2007-11-08 03:14:50 | エッセイ
 大学で学生と向き合うようになって、もう6年が過ぎた。仕事の延長として引き受けたことが、その後こんなに自分の人生に影響を及ぼすとは、思っても見なかった。
 多くの留学生、特にアジアからの留学生を受け入れている学部なので、近年のアジアの隆盛が訪れる彼らの変化に刻々と現れる。最初の頃は、見るからにみんなまだ貧乏で、一家の希望を背負ってやってきました、という学生たちが、食い入るように真剣なまなざしで、授業を受けていた。私は、教室の中に生まれる日本の大学生とアジアの大学生のはっきりとした空間的な分裂の中、粛々と講義をするほかなかった。
 経済的な背景が違いすぎるのだ。ぎりぎりの生活費の中、日中はすべての授業に出て、終わると深夜までアルバイト。遊ぶこと、話すことでつながっていく日本の大学生とは、まったく交流する時間がない。彼らにとっては東京での大学生活は、日々が闘いなのだ。
 やがて彼らは、各国ごとにグループ化され、大学側の意図に反してディスコミュニケーション化していく。「国際的で豊かな交流」ではなく、「静かに分断」されたムードが醸成されていた。
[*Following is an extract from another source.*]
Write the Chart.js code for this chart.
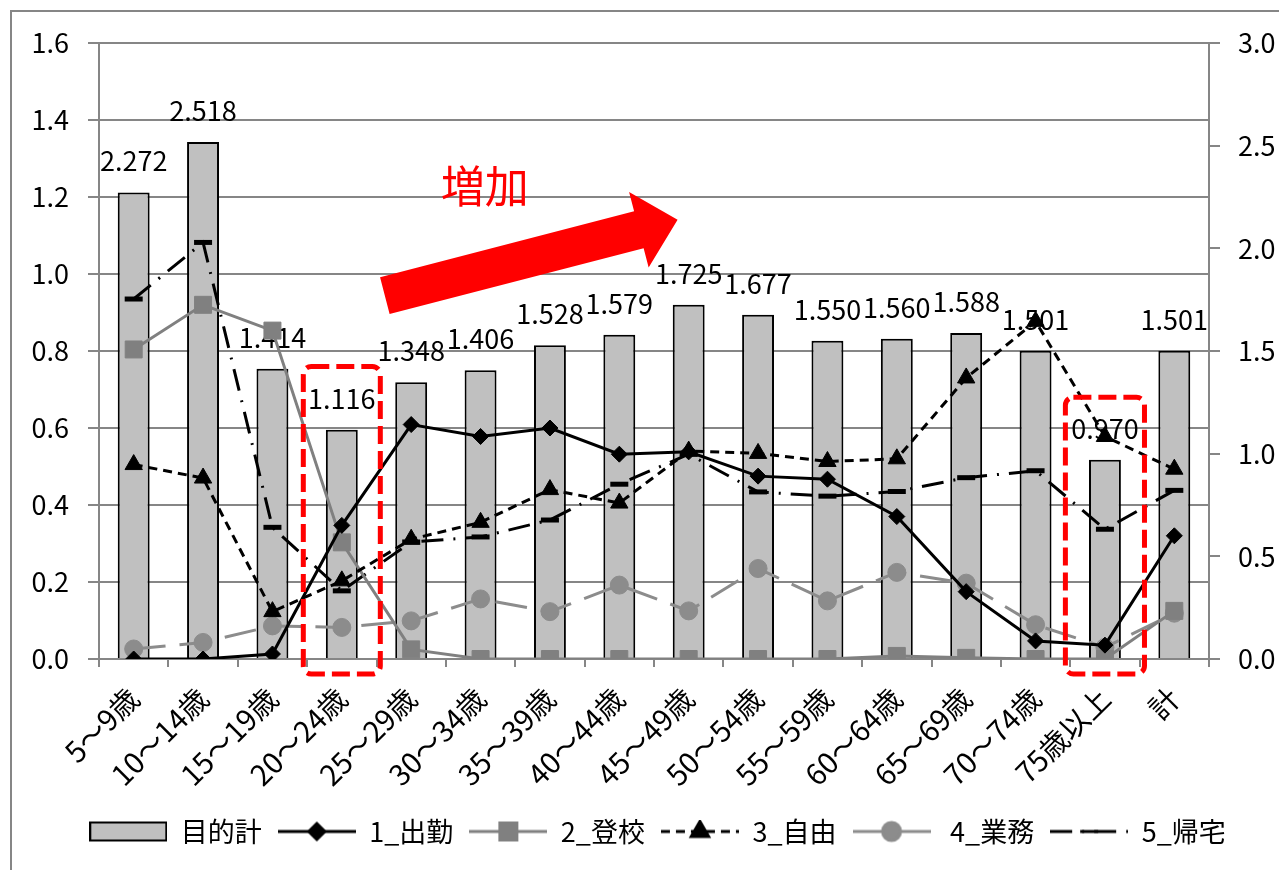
<!DOCTYPE html>
<html lang="ja">
<head>
<meta charset="utf-8">
<title>年齢階層別 目的別原単位</title>
<script src="https://cdn.jsdelivr.net/npm/chart.js@4.4.1/dist/chart.umd.min.js"></script>
<style>
  html, body { margin: 0; padding: 0; background: #fff; }
  #wrap { position: relative; width: 1279px; height: 870px; }
</style>
</head>
<body>
<div id="wrap"><canvas id="chart"></canvas></div>
<script>
// Data
const categories = ['5～9歳', '10～14歳', '15～19歳', '20～24歳', '25～29歳', '30～34歳', '35～39歳', '40～44歳',
                    '45～49歳', '50～54歳', '55～59歳', '60～64歳', '65～69歳', '70～74歳', '75歳以上', '計'];
const totalTrips = [2.272, 2.518, 1.414, 1.116, 1.348, 1.406, 1.528, 1.579, 1.725, 1.677, 1.550, 1.560, 1.588, 1.501, 0.970, 1.501];
const commute  = [0.000, 0.000, 0.013, 0.347, 0.609, 0.578, 0.600, 0.532, 0.538, 0.475, 0.467, 0.370, 0.175, 0.047, 0.036, 0.320];
const school   = [0.804, 0.920, 0.853, 0.303, 0.025, 0.000, 0.000, 0.000, 0.000, 0.000, 0.000, 0.008, 0.003, 0.000, 0.000, 0.125];
const leisure  = [0.505, 0.470, 0.123, 0.203, 0.311, 0.355, 0.440, 0.405, 0.540, 0.534, 0.513, 0.520, 0.730, 0.877, 0.578, 0.493];
const business = [0.026, 0.043, 0.086, 0.082, 0.099, 0.156, 0.123, 0.192, 0.125, 0.235, 0.151, 0.225, 0.197, 0.089, 0.030, 0.119];
const homeward = [0.935, 1.082, 0.342, 0.177, 0.304, 0.317, 0.361, 0.454, 0.532, 0.434, 0.423, 0.435, 0.471, 0.489, 0.337, 0.438];
const leftTicks  = [0, 0.2, 0.4, 0.6, 0.8, 1.0, 1.2, 1.4, 1.6];
const rightTicks = [0, 0.5, 1.0, 1.5, 2.0, 2.5, 3.0];

const FONT = "'Noto Sans CJK JP', 'Noto Sans', sans-serif";
const GRID = '#868686';

Chart.defaults.font.family = FONT;
Chart.defaults.font.size = 27;
Chart.defaults.color = '#000';

// Legend icons: line + marker drawn into small canvases
function lineIcon(ds) {
    const c = document.createElement('canvas');
    c.width = 78; c.height = 24;
    const g = c.getContext('2d');
    g.strokeStyle = ds.borderColor;
    g.lineWidth = ds.borderWidth;
    g.setLineDash(ds.borderDash || []);
    g.beginPath();
    g.moveTo(0, 12); g.lineTo(78, 12);
    g.stroke();
    g.setLineDash([]);
    g.fillStyle = ds.pointBackgroundColor;
    g.strokeStyle = ds.pointBorderColor;
    Chart.helpers.drawPoint(g, {
        pointStyle: ds.pointStyle, radius: ds.pointRadius,
        borderWidth: ds.pointBorderWidth, rotation: 0
    }, 39, 12);
    return c;
}

function barIcon(ds) {
    const c = document.createElement('canvas');
    c.width = 78; c.height = 22;
    const g = c.getContext('2d');
    g.fillStyle = ds.backgroundColor;
    g.fillRect(1, 2, 76, 18);
    g.strokeStyle = ds.borderColor;
    g.lineWidth = 2;
    g.strokeRect(1, 2, 76, 18);
    return c;
}

function lineSet(label, data, color, dash, style, radius, order, extra) {
    return Object.assign({
        type: 'line', label, data, yAxisID: 'y', order,
        borderColor: color, borderWidth: 3, borderDash: dash, tension: 0,
        pointStyle: style, pointRadius: radius, pointBackgroundColor: color,
        pointBorderColor: color, pointBorderWidth: 1, fill: false
    }, extra || {});
}

const datasets = [
    {
        type: 'bar', label: '目的計', data: totalTrips, yAxisID: 'y2', order: 10,
        backgroundColor: '#c0c0c0', borderColor: '#000', borderWidth: 2,
        barPercentage: 0.46, categoryPercentage: 1
    },
    lineSet('1_出勤', commute, '#000', [], 'rectRot', 8, 1),
    lineSet('2_登校', school, '#808080', [], 'rect', 12, 3),
    lineSet('3_自由', leisure, '#000', [9, 6], 'triangle', 10, 2),
    lineSet(' 4_業務', business, '#8c8c8c', [32, 14], 'circle', 9, 4),
    lineSet('5_帰宅', homeward, '#000', [22, 10, 2, 10], 'line', 9, 5, { pointBorderWidth: 5 })
];

// Annotations (red dashed frames, arrow, text) in scale units
const frames = [
    { index: 3, half: 0.555, top: 0.76 },
    { index: 14, half: 0.57, top: 0.68 }
];
const arrow = { from: [3.62, 0.944], to: [7.84, 1.141], shaft: 38, headWidth: 78, headLength: 40 };
const arrowText = { text: '増加', at: [5.06, 1.229] };

const framePlugin = {
    id: 'decor',
    beforeDraw(chart) {
        const ctx = chart.ctx;
        ctx.save();
        ctx.fillStyle = '#fff';
        ctx.fillRect(0, 0, chart.width, chart.height);
        ctx.strokeStyle = GRID;
        ctx.lineWidth = 2;
        ctx.strokeRect(11, 11, chart.width + 20, chart.height + 20);
        ctx.restore();
    },
    afterDatasetDraw(chart, args) {
        if (args.index !== 0) return;
        const ctx = chart.ctx;
        ctx.save();
        ctx.font = '27px ' + FONT;
        ctx.fillStyle = '#000';
        ctx.textAlign = 'center';
        ctx.textBaseline = 'alphabetic';
        args.meta.data.forEach((bar, i) => {
            ctx.fillText(totalTrips[i].toFixed(3), bar.x, bar.y - 21);
        });
        ctx.restore();
    },
    afterDraw(chart) {
        const ctx = chart.ctx;
        const xs = chart.scales.x, ys = chart.scales.y;
        const step = xs.getPixelForValue(1) - xs.getPixelForValue(0);
        ctx.save();

        // dashed rounded frames
        ctx.strokeStyle = '#ff0000';
        ctx.lineWidth = 5;
        ctx.setLineDash([18, 7]);
        frames.forEach(f => {
            const cx = xs.getPixelForValue(f.index);
            const l = cx - f.half * step, r = cx + f.half * step;
            const t = ys.getPixelForValue(f.top), b = chart.chartArea.bottom + 15;
            const rad = 8;
            ctx.beginPath();
            ctx.moveTo(l + rad, t);
            ctx.arcTo(r, t, r, b, rad);
            ctx.arcTo(r, b, l, b, rad);
            ctx.arcTo(l, b, l, t, rad);
            ctx.arcTo(l, t, r, t, rad);
            ctx.closePath();
            ctx.stroke();
        });
        ctx.setLineDash([]);

        // arrow
        const x1 = xs.getPixelForValue(arrow.from[0]), y1 = ys.getPixelForValue(arrow.from[1]);
        const x2 = xs.getPixelForValue(arrow.to[0]), y2 = ys.getPixelForValue(arrow.to[1]);
        const len = Math.hypot(x2 - x1, y2 - y1);
        ctx.translate(x1, y1);
        ctx.rotate(Math.atan2(y2 - y1, x2 - x1));
        ctx.beginPath();
        ctx.moveTo(0, -arrow.shaft / 2);
        ctx.lineTo(len - arrow.headLength, -arrow.shaft / 2);
        ctx.lineTo(len - arrow.headLength, -arrow.headWidth / 2);
        ctx.lineTo(len, 0);
        ctx.lineTo(len - arrow.headLength, arrow.headWidth / 2);
        ctx.lineTo(len - arrow.headLength, arrow.shaft / 2);
        ctx.lineTo(0, arrow.shaft / 2);
        ctx.closePath();
        ctx.fillStyle = '#ff0000';
        ctx.fill();
        ctx.setTransform(1, 0, 0, 1, 0, 0);
        ctx.scale(chart.currentDevicePixelRatio, chart.currentDevicePixelRatio);

        ctx.font = '44px ' + FONT;
        ctx.fillStyle = '#ff0000';
        ctx.textAlign = 'center';
        ctx.textBaseline = 'middle';
        ctx.fillText(arrowText.text, xs.getPixelForValue(arrowText.at[0]), ys.getPixelForValue(arrowText.at[1]));
        ctx.restore();
    }
};

new Chart(document.getElementById('chart'), {
    type: 'bar',
    data: { labels: categories, datasets },
    options: {
        responsive: true,
        maintainAspectRatio: false,
        animation: false,
        events: [],
        // negative right padding shifts the centred legend like in the original
        layout: { padding: { left: 0, right: -36, top: 43, bottom: 15 } },
        scales: {
            x: {
                offset: true,
                grid: { offset: true, drawOnChartArea: false, color: GRID, lineWidth: 2, tickLength: 8 },
                border: { color: GRID, width: 2 },
                ticks: { minRotation: 45, maxRotation: 45, autoSkip: false, padding: 14, font: { size: 29 } },
                afterFit: s => { s.height = 143; }
            },
            y: {
                position: 'left', min: 0, max: 1.6,
                afterBuildTicks: s => { s.ticks = leftTicks.map(v => ({ value: v })); },
                ticks: { padding: 19, callback: v => Number(v).toFixed(1) },
                grid: { color: GRID, lineWidth: 2, tickLength: 11 },
                border: { color: GRID, width: 2 },
                afterFit: s => { s.width = 99; }
            },
            y2: {
                position: 'right', min: 0, max: 3,
                afterBuildTicks: s => { s.ticks = rightTicks.map(v => ({ value: v })); },
                ticks: { padding: 18, callback: v => Number(v).toFixed(1) },
                grid: { drawOnChartArea: false, color: GRID, lineWidth: 2, tickLength: 11 },
                border: { color: GRID, width: 2 },
                afterFit: s => { s.width = 106; }
            }
        },
        plugins: {
            tooltip: { enabled: false },
            legend: {
                position: 'bottom',
                labels: {
                    usePointStyle: true,
                    pointStyleWidth: 78,
                    padding: 16,
                    color: '#000',
                    font: { size: 27 },
                    sort: (a, b) => a.datasetIndex - b.datasetIndex,
                    generateLabels(chart) {
                        const items = Chart.defaults.plugins.legend.labels.generateLabels(chart);
                        items.forEach(item => {
                            const ds = chart.data.datasets[item.datasetIndex];
                            item.pointStyle = ds.type === 'bar' ? barIcon(ds) : lineIcon(ds);
                        });
                        return items;
                    }
                }
            }
        }
    },
    plugins: [framePlugin]
});
</script>
</body>
</html>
 しかし、ここ5年ほどの中で、更に続々と入学してくるアジアからの新入生に徐々に変化が現れてくる。少しずつ経済的に豊かになってきているのだ。そして、これはあくまでも主観かもしれないが、彼らの中に「個人」が芽生えてきているように思う。極めて大衆的なこの大学にやってくる留学生は、おそらく向こうでも生まれつつある「大衆層」の師弟たちなのだろう。
最近相談に乗った留学生たちは、こう言った。
「日本に来て、学生たちが自分のやりたいことを探しているのに驚いた。中国では、何ができてどこに就職できるかが大事で、自分の好きなことを仕事にしたいと言うのは、一部の人だけだ。彼らを見ていて、私は自分のことをもう一度振り返ろうと思った」
「僕は、向こうではずっと変わっていると言われ、辛かった。こちらへこれば新しい世界が見つかると思った。日本は格差社会だと言うが、こんなに恵まれた格差社会はない。がんばれば、評価してもらえるんだから。個人の嗜好を大事にできるんだから」
彼らは現在、大学院に進み、「自分探し」をしている。

 アジアの高度経済成長の中、留学生たちは世界中に増殖し、先進国の懐で「自分探し」を始める。かたや格差社会の真っ只中、日本の底辺をさまようフリーターたちは、「自由でゆとりある教育」の結果生まれた、「何をしていいかわからなくなった」人たちの群れである。いかなる「壁」も越えず、いやいかなる「壁」の存在も知らないまま、人生を歩いてきてしまった一群がいる。

大学は、いつまでその「生産工場」であり続けるのだろうか。